CDT holds the patents on use of the conjugated polymers used to produce LEP displays. In the manufacturing process, layers of polymer are sandwiched between two charge-injecting, etched electrodes.

Pixels are formed by the crossing points of the electrodes -- one etched horizontally and the other vertically -- and are individually addressable, and scalable to larger and smaller sizes.

Eventually, polymers, because of their conductive qualities, may replace copper on interconnects on printed circuit boards.

Liquid crystals, on the other hand, have to do with matter that exists in a long ignored state -- not liquid, solid or gas but, like mayonnaise, something that's somewhere in between. Organic matter has different optical qualities -- such as brightness or opacity -- in each of these four states.

While this phenomenon was observed as early as 1850, and again in 1888 and 1922, the technology was basically ignored until 1958, after which it began to find consumer uses in the digital watches and handheld calculators of the 1970s, and in laptop computer displays of the 1980s.
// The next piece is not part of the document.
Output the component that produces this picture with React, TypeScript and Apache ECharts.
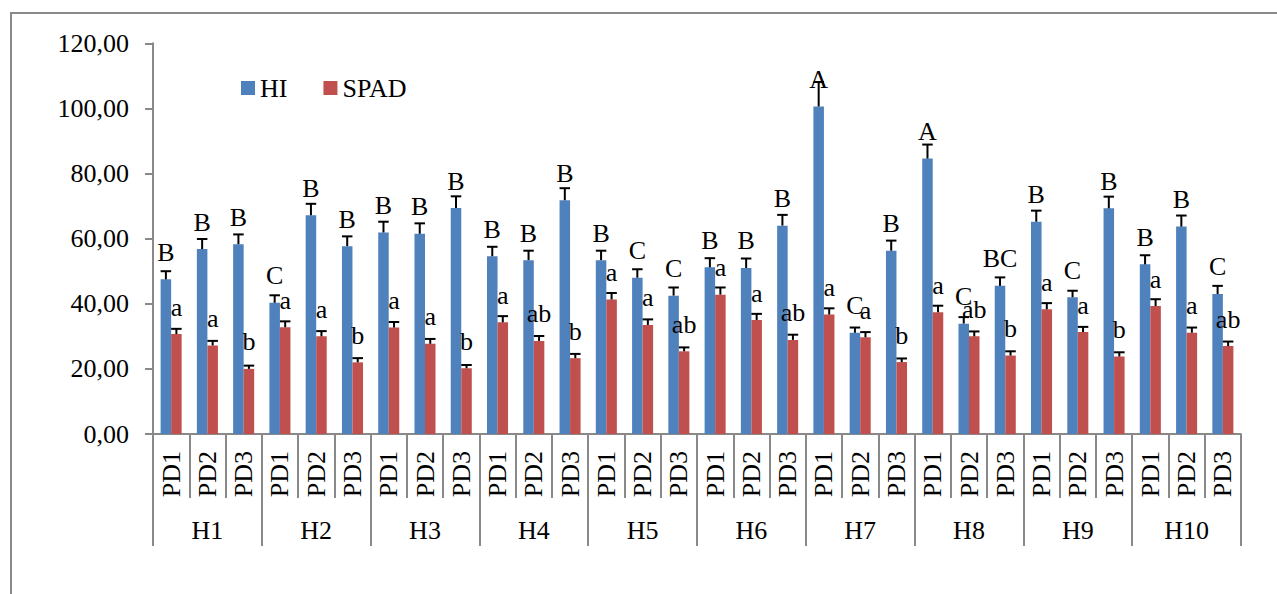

Research and development are ongoing. LCI researchers have made a prototype of a four-inch-square display with a resolution of 80 dots per inch that uses flexible polyester substrates sandwiched between two etched electrodes.

Fidler believes the Cholesteric Liquid Crystal Display (ChLCD) technology invented at Kent State is the most promising for document-based portable reading devices because "it's highly reflective, bistable, requires no power to maintain images on the display, can be manufactured on plastic substrates and is relatively inexpensive."

Scientists have their work cut out for them, because a successful technology must meet standards for reflectivity, contrast ratio, brightness, stability, resolution, flicker, format size, viewing angle, power consumption, readability in the sun, and, of course, reliability. One successful but old-fashioned technology is ... ink on paper.